• [DATA SHOWN]:
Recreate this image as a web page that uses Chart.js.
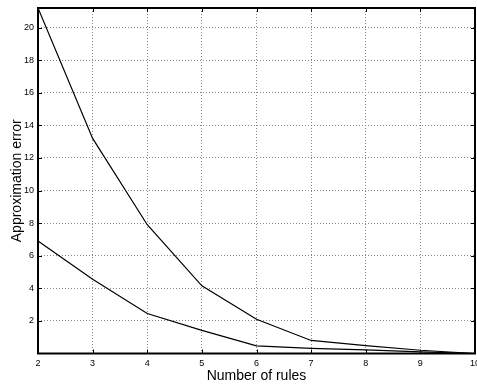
<!DOCTYPE html>
<html>
<head>
<meta charset="utf-8">
<script src="https://cdn.jsdelivr.net/npm/chart.js@4/dist/chart.umd.min.js"></script>
<style>
  html, body { margin: 0; padding: 0; background: #fff; }
  #wrap { width: 477px; height: 385px; }
</style>
</head>
<body>
<div id="wrap"><canvas id="err-chart"></canvas></div>
<script>
// number of rules on the x axis
var rules = [2, 3, 4, 5, 6, 7, 8, 9, 10];
// the two error curves
var upperErr = [21.2, 13.2, 7.9, 4.15, 2.1, 0.8, 0.48, 0.2, 0.0];
var lowerErr = [6.9, 4.55, 2.45, 1.42, 0.47, 0.32, 0.22, 0.1, 0.0];
var yTicks = [2, 4, 6, 8, 10, 12, 14, 16, 18, 20];

function points(vals){
    var out = [];
    rules.forEach(function(r, i){ out.push({x: r, y: vals[i]}); });
    return out;
}

// box round the plot area plus inward tick marks (matlab style)
var boxPlugin = {
    id: 'box',
    afterDraw: function(chart){
        var ctx = chart.ctx, a = chart.chartArea;
        var xs = chart.scales.x, ys = chart.scales.y;
        ctx.save();
        ctx.strokeStyle = '#000';
        ctx.lineWidth = 1;
        rules.forEach(function(r){
            var px = Math.round(xs.getPixelForValue(r)) + 0.5;
            ctx.beginPath();
            ctx.moveTo(px, a.bottom); ctx.lineTo(px, a.bottom - 4);
            ctx.moveTo(px, a.top); ctx.lineTo(px, a.top + 4);
            ctx.stroke();
        });
        yTicks.forEach(function(v){
            var py = Math.round(ys.getPixelForValue(v)) + 0.5;
            ctx.beginPath();
            ctx.moveTo(a.left, py); ctx.lineTo(a.left + 4, py);
            ctx.moveTo(a.right, py); ctx.lineTo(a.right - 4, py);
            ctx.stroke();
        });
        ctx.lineWidth = 2;
        ctx.strokeRect(a.left, a.top, a.right - a.left, a.bottom - a.top);
        ctx.restore();
    }
};

var ctx = document.getElementById('err-chart').getContext('2d');
window.ErrChart = new Chart(ctx, {
    type: 'line',
    data: {
        datasets: [{
            data: points(upperErr),
            borderColor: '#000',
            borderWidth: 1.2,
            pointRadius: 0,
            tension: 0,
            fill: false
        }, {
            data: points(lowerErr),
            borderColor: '#000',
            borderWidth: 1.2,
            pointRadius: 0,
            tension: 0,
            fill: false
        }]
    },
    options: {
        responsive: true,
        maintainAspectRatio: false,
        animation: false,
        layout: { padding: { top: 8, right: 2, left: 0, bottom: 0 } },
        plugins: {
            legend: { display: false },
            tooltip: { enabled: false }
        },
        scales: {
            x: {
                type: 'linear',
                min: 2,
                max: 10,
                ticks: {
                    stepSize: 1,
                    padding: 5,
                    color: '#000',
                    maxRotation: 0,
                    font: { family: 'Liberation Sans, Arial', size: 9 }
                },
                grid: { color: '#888', drawTicks: false, lineWidth: 1 },
                border: { display: false, dash: [1, 2] },
                title: {
                    display: true,
                    text: 'Number of rules',
                    color: '#000',
                    padding: { top: 0, bottom: 0 },
                    font: { family: 'Liberation Sans, Arial', size: 14 }
                },
                afterFit: function(s){
                    s.height = 31.5;
                    s.paddingLeft = 0;
                    s.paddingRight = 0;
                }
            },
            y: {
                min: 0,
                max: 21.2,
                ticks: {
                    stepSize: 2,
                    includeBounds: false,
                    padding: 4,
                    color: '#000',
                    font: { family: 'Liberation Sans, Arial', size: 9 },
                    callback: function(v){ return v === 0 ? '' : v; }
                },
                grid: { color: '#888', drawTicks: false, lineWidth: 1 },
                border: { display: false, dash: [1, 2] },
                title: {
                    display: true,
                    text: 'Approximation error',
                    color: '#000',
                    padding: { top: 8.5, bottom: 0 },
                    font: { family: 'Liberation Sans, Arial', size: 14 }
                },
                afterFit: function(s){
                    s.width = 38;
                    s.paddingTop = 0;
                    s.paddingBottom = 0;
                }
            }
        }
    },
    plugins: [boxPlugin]
});
</script>
</body>
</html>
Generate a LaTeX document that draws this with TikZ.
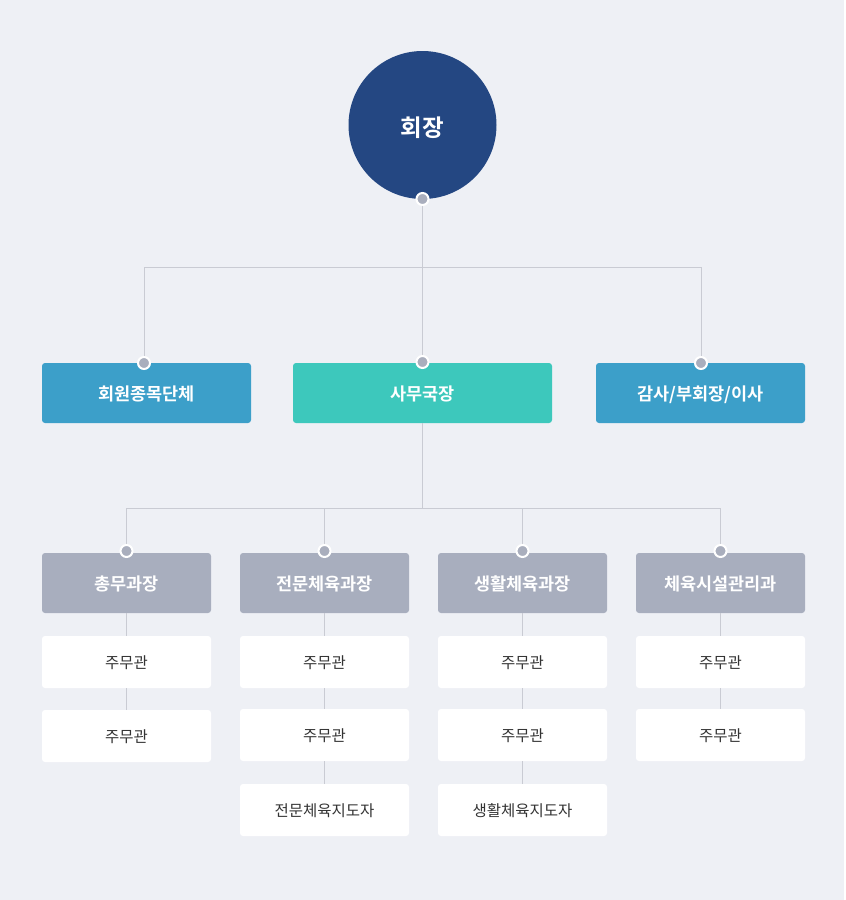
\documentclass[tikz,border=0pt]{standalone}
\usepackage{fontspec}
\newfontfamily\kr{Noto Sans CJK KR}
\newfontfamily\krb{Noto Sans CJK KR Bold}
\definecolor{bg}{HTML}{EEF0F5}
\definecolor{navy}{HTML}{244782}
\definecolor{blu}{HTML}{3C9FC9}
\definecolor{teal}{HTML}{3DC8BC}
\definecolor{gry}{HTML}{A8AEBE}
\definecolor{lin}{HTML}{C9CBD3}
\definecolor{dotc}{HTML}{A9AEBD}
\definecolor{txt}{HTML}{333333}
\tikzset{
  x=1pt,y=-1pt,
  conn/.style={draw=lin,line width=0.9pt},
  hdr/.style={rounded corners=3pt,minimum height=60pt,inner sep=0pt,text=white,font=\krb\fontsize{17.5}{17.5}\selectfont,text height=16pt,text depth=0.7pt},
  sub/.style={rounded corners=3pt,fill=white,minimum width=169pt,minimum height=52pt,inner sep=0pt,text=txt,font=\kr\fontsize{15.5}{15.5}\selectfont,text height=14pt,text depth=0.2pt},
  dotm/.style={circle,fill=dotc,draw=white,line width=2pt,minimum size=12pt,inner sep=0pt},
}
\begin{document}
\begin{tikzpicture}
\useasboundingbox (0,0) rectangle (846,900);
\fill[white] (0,0) rectangle (846,900);
\fill[bg] (0,0) rectangle (844,900);
% top
\node[circle,fill=navy,minimum size=148pt,inner sep=0pt,text=white,font=\krb\fontsize{23.5}{23.5}\selectfont,text height=24pt,text depth=0.2pt] (ceo) at (422.5,125) {회장};
% level 2
\node[hdr,fill=blu,minimum width=209pt] (a) at (146.5,393) {회원종목단체};
\node[hdr,fill=teal,minimum width=259pt] (b) at (422.5,393) {사무국장};
\node[hdr,fill=blu,minimum width=209pt] (c) at (700.5,393) {감사/부회장/이사};
\coordinate (j1) at (422.5,267);
\coordinate (ja) at (144,267);
\coordinate (jc) at (701,267);
\draw[conn] (ceo.south) -- (j1);
\draw[conn] (ja) -- (jc);
\draw[conn] (ja) -- (ja|-a.north);
\draw[conn] (j1) -- (b.north);
\draw[conn] (jc) -- (jc|-c.north);
% level 3
\node[hdr,fill=gry,minimum width=169pt] (d1) at (126.5,583) {총무과장};
\node[hdr,fill=gry,minimum width=169pt] (d2) at (324.5,583) {전문체육과장};
\node[hdr,fill=gry,minimum width=169pt] (d3) at (522.5,583) {생활체육과장};
\node[hdr,fill=gry,minimum width=169pt] (d4) at (720.5,583) {체육시설관리과};
\coordinate (j2) at (422.5,508);
\coordinate (k1) at (126.5,508);
\coordinate (k2) at (324.5,508);
\coordinate (k3) at (522.5,508);
\coordinate (k4) at (720.5,508);
\draw[conn] (b.south) -- (j2);
\draw[conn] (k1) -- (k4);
\foreach \k in {k1,k2,k3,k4}{\draw[conn] (\k) -- ++(0,43);}
% subs
\node[sub] (s11) at (126.5,662) {주무관};
\node[sub] (s12) at (126.5,736) {주무관};
\node[sub] (s21) at (324.5,662) {주무관};
\node[sub] (s22) at (324.5,735) {주무관};
\node[sub] (s23) at (324.5,810) {전문체육지도자};
\node[sub] (s31) at (522.5,662) {주무관};
\node[sub] (s32) at (522.5,735) {주무관};
\node[sub] (s33) at (522.5,810) {생활체육지도자};
\node[sub] (s41) at (720.5,662) {주무관};
\node[sub] (s42) at (720.5,735) {주무관};
\draw[conn] (d1.south) -- (s11.north) (s11.south) -- (s12.north);
\draw[conn] (d2.south) -- (s21.north) (s21.south) -- (s22.north) (s22.south) -- (s23.north);
\draw[conn] (d3.south) -- (s31.north) (s31.south) -- (s32.north) (s32.south) -- (s33.north);
\draw[conn] (d4.south) -- (s41.north) (s41.south) -- (s42.north);
% dots
\node[dotm] (p0) at (422.5,199) {};
\node[dotm] (p1) at (144,363) {};
\node[dotm] (p2) at (422.5,362) {};
\node[dotm] (p3) at (701,363) {};
\node[dotm] (q1) at (126.5,551) {};
\node[dotm] (q2) at (324.5,551) {};
\node[dotm] (q3) at (522.5,551) {};
\node[dotm] (q4) at (720.5,551) {};
\end{tikzpicture}
\end{document}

• [TASK PROMPT]:
Repeat the lines of the listing above verbatim, beginning at its first line and ending at the line containing "16, 18, 20];", which is included. Omit pictures.

• [COMPLETE ANSWER]:
Recreate this image as a web page that uses Chart.js.
<!DOCTYPE html>
<html>
<head>
<meta charset="utf-8">
<script src="https://cdn.jsdelivr.net/npm/chart.js@4/dist/chart.umd.min.js"></script>
<style>
  html, body { margin: 0; padding: 0; background: #fff; }
  #wrap { width: 477px; height: 385px; }
</style>
</head>
<body>
<div id="wrap"><canvas id="err-chart"></canvas></div>
<script>
// number of rules on the x axis
var rules = [2, 3, 4, 5, 6, 7, 8, 9, 10];
// the two error curves
var upperErr = [21.2, 13.2, 7.9, 4.15, 2.1, 0.8, 0.48, 0.2, 0.0];
var lowerErr = [6.9, 4.55, 2.45, 1.42, 0.47, 0.32, 0.22, 0.1, 0.0];
var yTicks = [2, 4, 6, 8, 10, 12, 14, 16, 18, 20];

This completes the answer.